● GIVEN PROBLEM
Retype the opening lines of the data exactly, stopping after the line that contains "Mass Index (SMI)</div>". Skip every picture.

● DATA EXTRACT
......
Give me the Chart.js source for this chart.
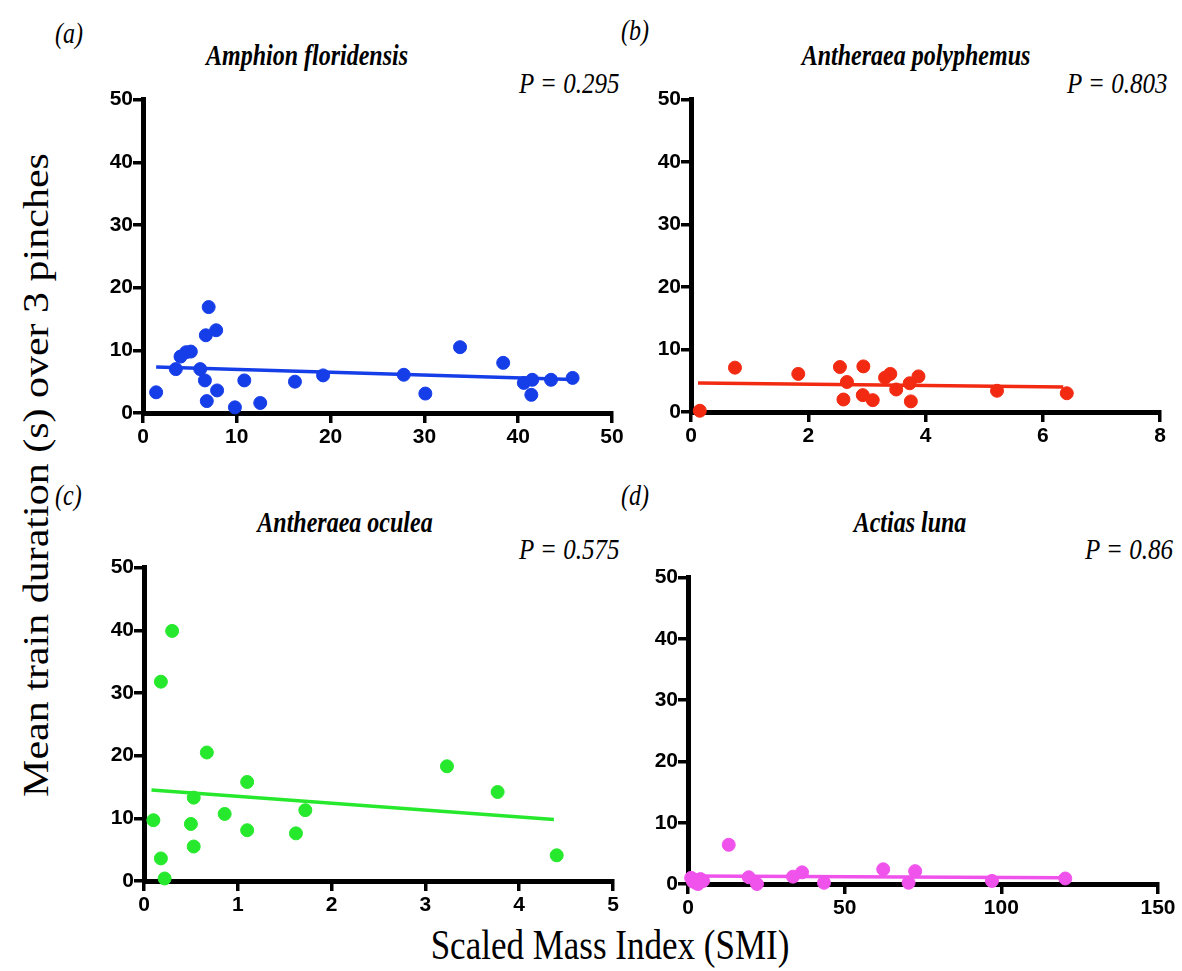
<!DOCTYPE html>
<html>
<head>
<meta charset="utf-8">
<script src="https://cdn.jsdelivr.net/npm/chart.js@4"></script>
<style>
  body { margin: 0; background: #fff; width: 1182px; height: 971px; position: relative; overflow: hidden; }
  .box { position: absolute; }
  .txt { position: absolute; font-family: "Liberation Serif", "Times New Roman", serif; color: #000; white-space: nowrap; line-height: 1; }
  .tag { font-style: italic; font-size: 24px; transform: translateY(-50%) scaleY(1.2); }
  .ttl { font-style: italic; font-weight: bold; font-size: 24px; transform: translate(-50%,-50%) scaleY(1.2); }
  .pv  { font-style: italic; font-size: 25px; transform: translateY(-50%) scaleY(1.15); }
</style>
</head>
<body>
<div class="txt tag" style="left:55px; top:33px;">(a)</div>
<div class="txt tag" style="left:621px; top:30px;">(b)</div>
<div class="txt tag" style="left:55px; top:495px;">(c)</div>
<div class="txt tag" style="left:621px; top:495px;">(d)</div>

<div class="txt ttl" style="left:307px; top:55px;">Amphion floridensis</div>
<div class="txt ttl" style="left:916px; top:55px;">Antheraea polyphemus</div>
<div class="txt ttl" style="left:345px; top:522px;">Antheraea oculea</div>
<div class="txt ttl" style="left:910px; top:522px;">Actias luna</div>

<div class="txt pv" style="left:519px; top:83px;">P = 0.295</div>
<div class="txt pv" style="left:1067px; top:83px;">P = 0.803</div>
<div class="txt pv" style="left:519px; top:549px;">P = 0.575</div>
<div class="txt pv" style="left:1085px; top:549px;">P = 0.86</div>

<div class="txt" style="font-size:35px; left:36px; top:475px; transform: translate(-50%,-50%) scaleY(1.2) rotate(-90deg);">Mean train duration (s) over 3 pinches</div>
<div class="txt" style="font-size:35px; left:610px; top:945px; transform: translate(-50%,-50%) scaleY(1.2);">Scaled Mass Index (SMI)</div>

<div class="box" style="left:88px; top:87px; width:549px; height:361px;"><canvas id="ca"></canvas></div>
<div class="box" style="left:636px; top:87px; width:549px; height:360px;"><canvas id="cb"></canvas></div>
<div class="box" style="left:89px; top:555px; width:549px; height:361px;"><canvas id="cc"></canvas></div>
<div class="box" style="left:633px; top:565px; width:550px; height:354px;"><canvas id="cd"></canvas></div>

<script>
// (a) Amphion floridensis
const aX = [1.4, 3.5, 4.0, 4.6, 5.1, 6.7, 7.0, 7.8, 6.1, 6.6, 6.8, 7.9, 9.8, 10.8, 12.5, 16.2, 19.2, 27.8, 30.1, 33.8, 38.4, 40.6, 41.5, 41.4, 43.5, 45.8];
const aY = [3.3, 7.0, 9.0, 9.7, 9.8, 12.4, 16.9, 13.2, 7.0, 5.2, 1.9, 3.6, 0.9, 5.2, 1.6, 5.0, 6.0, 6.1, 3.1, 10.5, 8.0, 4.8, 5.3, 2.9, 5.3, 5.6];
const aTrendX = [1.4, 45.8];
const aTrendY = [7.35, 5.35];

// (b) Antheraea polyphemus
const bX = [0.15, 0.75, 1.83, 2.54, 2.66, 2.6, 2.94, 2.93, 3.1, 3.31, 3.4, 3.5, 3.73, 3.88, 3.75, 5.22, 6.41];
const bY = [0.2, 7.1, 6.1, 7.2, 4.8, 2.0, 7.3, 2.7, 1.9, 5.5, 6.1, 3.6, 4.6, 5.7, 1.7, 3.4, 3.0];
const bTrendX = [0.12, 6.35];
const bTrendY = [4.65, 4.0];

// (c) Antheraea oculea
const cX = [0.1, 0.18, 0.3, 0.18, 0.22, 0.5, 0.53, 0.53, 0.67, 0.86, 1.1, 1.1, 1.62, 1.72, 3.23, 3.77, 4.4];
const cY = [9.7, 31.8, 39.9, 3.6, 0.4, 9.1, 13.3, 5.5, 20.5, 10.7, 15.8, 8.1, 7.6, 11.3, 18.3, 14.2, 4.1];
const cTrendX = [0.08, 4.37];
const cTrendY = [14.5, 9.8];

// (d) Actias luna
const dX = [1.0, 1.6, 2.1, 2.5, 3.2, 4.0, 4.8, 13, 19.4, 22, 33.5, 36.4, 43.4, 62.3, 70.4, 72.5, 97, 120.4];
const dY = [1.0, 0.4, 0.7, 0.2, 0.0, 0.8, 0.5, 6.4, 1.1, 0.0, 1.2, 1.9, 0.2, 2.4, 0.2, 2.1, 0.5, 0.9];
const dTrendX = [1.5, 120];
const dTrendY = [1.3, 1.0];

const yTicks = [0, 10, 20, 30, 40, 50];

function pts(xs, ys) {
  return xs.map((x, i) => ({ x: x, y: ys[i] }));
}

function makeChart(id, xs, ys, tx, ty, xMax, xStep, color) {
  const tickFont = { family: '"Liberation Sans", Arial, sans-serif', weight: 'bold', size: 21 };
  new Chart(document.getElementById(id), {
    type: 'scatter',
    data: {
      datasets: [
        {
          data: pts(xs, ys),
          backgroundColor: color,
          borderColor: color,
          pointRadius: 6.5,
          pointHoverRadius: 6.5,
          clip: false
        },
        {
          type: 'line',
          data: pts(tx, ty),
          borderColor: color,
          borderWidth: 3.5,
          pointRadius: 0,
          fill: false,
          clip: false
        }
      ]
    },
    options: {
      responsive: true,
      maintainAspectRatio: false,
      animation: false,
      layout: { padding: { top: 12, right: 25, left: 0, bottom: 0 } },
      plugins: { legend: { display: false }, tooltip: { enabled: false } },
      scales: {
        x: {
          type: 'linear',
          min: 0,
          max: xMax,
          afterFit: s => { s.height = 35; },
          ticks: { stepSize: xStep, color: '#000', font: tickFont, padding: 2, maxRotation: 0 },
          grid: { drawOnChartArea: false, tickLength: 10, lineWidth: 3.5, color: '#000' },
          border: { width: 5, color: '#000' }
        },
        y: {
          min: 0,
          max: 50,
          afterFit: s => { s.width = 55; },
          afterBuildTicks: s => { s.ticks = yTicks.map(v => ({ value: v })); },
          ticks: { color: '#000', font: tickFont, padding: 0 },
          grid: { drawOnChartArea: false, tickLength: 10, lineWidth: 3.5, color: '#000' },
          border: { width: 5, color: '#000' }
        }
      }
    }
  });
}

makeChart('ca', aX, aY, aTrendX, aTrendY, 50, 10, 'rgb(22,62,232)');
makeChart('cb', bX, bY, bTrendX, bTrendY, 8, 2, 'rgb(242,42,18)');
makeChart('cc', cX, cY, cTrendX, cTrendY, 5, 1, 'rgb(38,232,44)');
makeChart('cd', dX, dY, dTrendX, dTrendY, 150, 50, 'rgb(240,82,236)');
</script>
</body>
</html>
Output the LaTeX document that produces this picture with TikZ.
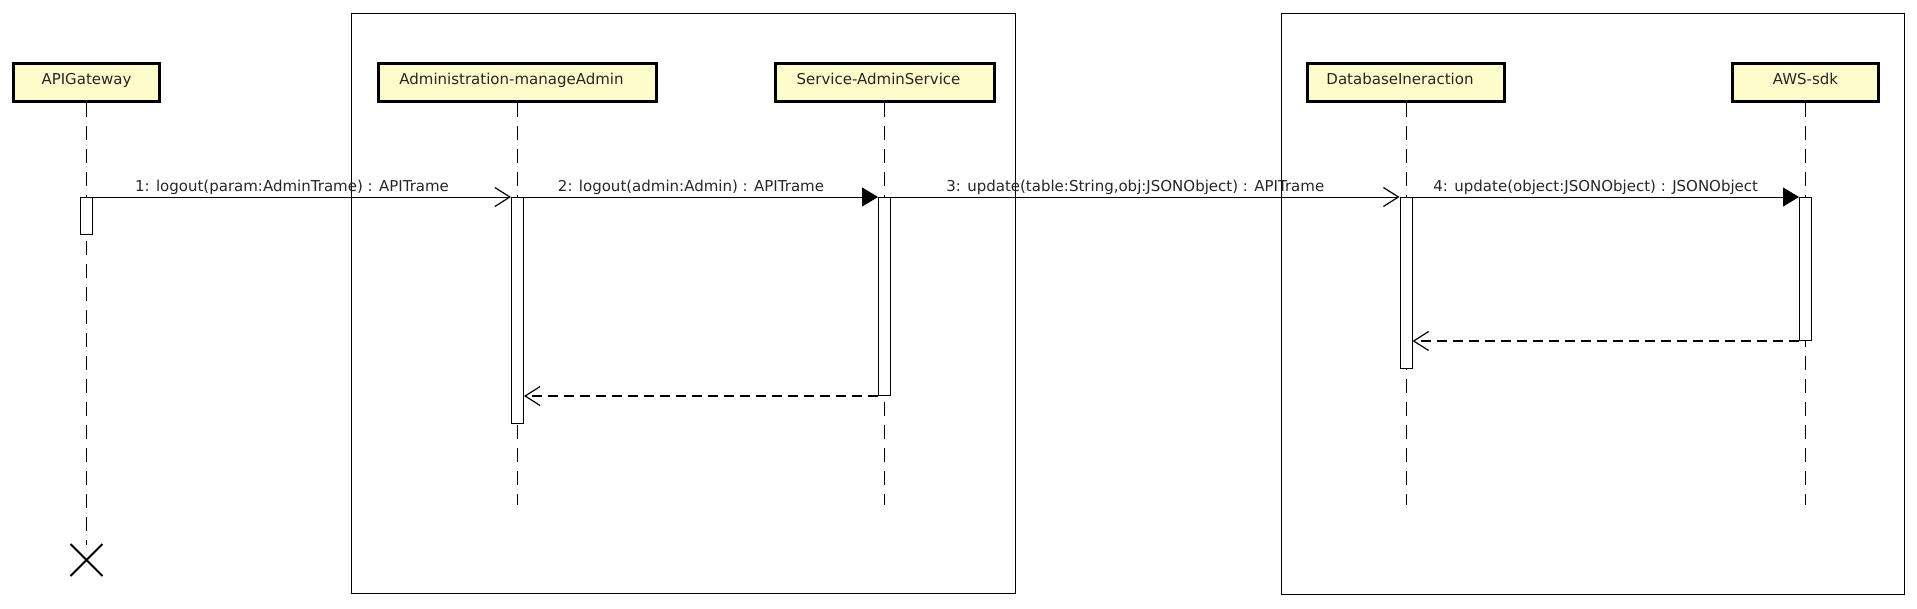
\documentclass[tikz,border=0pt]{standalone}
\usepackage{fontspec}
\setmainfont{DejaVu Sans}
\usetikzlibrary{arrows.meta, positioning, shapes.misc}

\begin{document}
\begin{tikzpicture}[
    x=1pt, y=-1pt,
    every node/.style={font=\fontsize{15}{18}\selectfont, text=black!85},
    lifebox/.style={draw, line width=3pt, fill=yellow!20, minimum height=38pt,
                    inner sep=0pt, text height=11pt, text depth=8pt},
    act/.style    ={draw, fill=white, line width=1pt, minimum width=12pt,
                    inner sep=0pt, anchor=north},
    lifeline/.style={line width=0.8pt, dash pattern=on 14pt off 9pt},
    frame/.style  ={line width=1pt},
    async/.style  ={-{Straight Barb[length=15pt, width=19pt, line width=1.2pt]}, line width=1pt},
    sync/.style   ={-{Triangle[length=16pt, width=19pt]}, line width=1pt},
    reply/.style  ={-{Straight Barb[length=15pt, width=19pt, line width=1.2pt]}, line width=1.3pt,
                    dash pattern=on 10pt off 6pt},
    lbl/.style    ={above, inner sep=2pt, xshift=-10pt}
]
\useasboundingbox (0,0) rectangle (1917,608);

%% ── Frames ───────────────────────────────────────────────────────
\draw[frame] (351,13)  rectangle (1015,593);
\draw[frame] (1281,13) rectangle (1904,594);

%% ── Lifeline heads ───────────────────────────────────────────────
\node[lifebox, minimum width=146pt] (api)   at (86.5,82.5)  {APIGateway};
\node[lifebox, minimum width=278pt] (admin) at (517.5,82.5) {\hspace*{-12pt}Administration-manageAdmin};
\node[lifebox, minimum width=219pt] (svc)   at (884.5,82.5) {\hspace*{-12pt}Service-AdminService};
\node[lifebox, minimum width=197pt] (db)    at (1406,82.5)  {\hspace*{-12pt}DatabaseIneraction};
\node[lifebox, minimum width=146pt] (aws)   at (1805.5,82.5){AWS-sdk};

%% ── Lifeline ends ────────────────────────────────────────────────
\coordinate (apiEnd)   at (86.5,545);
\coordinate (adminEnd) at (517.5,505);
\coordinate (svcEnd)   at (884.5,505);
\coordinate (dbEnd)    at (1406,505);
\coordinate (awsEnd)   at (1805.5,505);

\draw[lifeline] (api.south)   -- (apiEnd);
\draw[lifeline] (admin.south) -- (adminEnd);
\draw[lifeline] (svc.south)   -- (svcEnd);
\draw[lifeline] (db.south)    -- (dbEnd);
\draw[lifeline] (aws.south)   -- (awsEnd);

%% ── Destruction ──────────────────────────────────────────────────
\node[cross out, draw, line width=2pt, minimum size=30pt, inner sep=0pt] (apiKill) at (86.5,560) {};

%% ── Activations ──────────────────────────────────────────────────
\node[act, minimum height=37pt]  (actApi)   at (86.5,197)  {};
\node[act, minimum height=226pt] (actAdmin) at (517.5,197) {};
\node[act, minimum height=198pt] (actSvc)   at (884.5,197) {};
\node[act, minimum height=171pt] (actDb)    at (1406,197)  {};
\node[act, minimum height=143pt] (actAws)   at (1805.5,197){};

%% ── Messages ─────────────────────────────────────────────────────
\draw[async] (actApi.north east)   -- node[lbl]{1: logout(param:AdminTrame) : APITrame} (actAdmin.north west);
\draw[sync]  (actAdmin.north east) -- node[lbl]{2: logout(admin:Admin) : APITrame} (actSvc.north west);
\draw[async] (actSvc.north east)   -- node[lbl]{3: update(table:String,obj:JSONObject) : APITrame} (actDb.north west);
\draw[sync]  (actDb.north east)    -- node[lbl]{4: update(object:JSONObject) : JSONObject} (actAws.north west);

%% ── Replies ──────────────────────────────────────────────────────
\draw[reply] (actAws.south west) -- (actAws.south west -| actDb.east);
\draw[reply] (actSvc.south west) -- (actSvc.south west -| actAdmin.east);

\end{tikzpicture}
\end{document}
......
● RESULT OF THIS TASK
Give me the Chart.js source for this chart.
<!DOCTYPE html>
<html>
<head>
<meta charset="utf-8">
<script src="https://cdn.jsdelivr.net/npm/chart.js@4"></script>
<style>
  body { margin: 0; background: #fff; width: 1182px; height: 971px; position: relative; overflow: hidden; }
  .box { position: absolute; }
  .txt { position: absolute; font-family: "Liberation Serif", "Times New Roman", serif; color: #000; white-space: nowrap; line-height: 1; }
  .tag { font-style: italic; font-size: 24px; transform: translateY(-50%) scaleY(1.2); }
  .ttl { font-style: italic; font-weight: bold; font-size: 24px; transform: translate(-50%,-50%) scaleY(1.2); }
  .pv  { font-style: italic; font-size: 25px; transform: translateY(-50%) scaleY(1.15); }
</style>
</head>
<body>
<div class="txt tag" style="left:55px; top:33px;">(a)</div>
<div class="txt tag" style="left:621px; top:30px;">(b)</div>
<div class="txt tag" style="left:55px; top:495px;">(c)</div>
<div class="txt tag" style="left:621px; top:495px;">(d)</div>

<div class="txt ttl" style="left:307px; top:55px;">Amphion floridensis</div>
<div class="txt ttl" style="left:916px; top:55px;">Antheraea polyphemus</div>
<div class="txt ttl" style="left:345px; top:522px;">Antheraea oculea</div>
<div class="txt ttl" style="left:910px; top:522px;">Actias luna</div>

<div class="txt pv" style="left:519px; top:83px;">P = 0.295</div>
<div class="txt pv" style="left:1067px; top:83px;">P = 0.803</div>
<div class="txt pv" style="left:519px; top:549px;">P = 0.575</div>
<div class="txt pv" style="left:1085px; top:549px;">P = 0.86</div>

<div class="txt" style="font-size:35px; left:36px; top:475px; transform: translate(-50%,-50%) scaleY(1.2) rotate(-90deg);">Mean train duration (s) over 3 pinches</div>
<div class="txt" style="font-size:35px; left:610px; top:945px; transform: translate(-50%,-50%) scaleY(1.2);">Scaled Mass Index (SMI)</div>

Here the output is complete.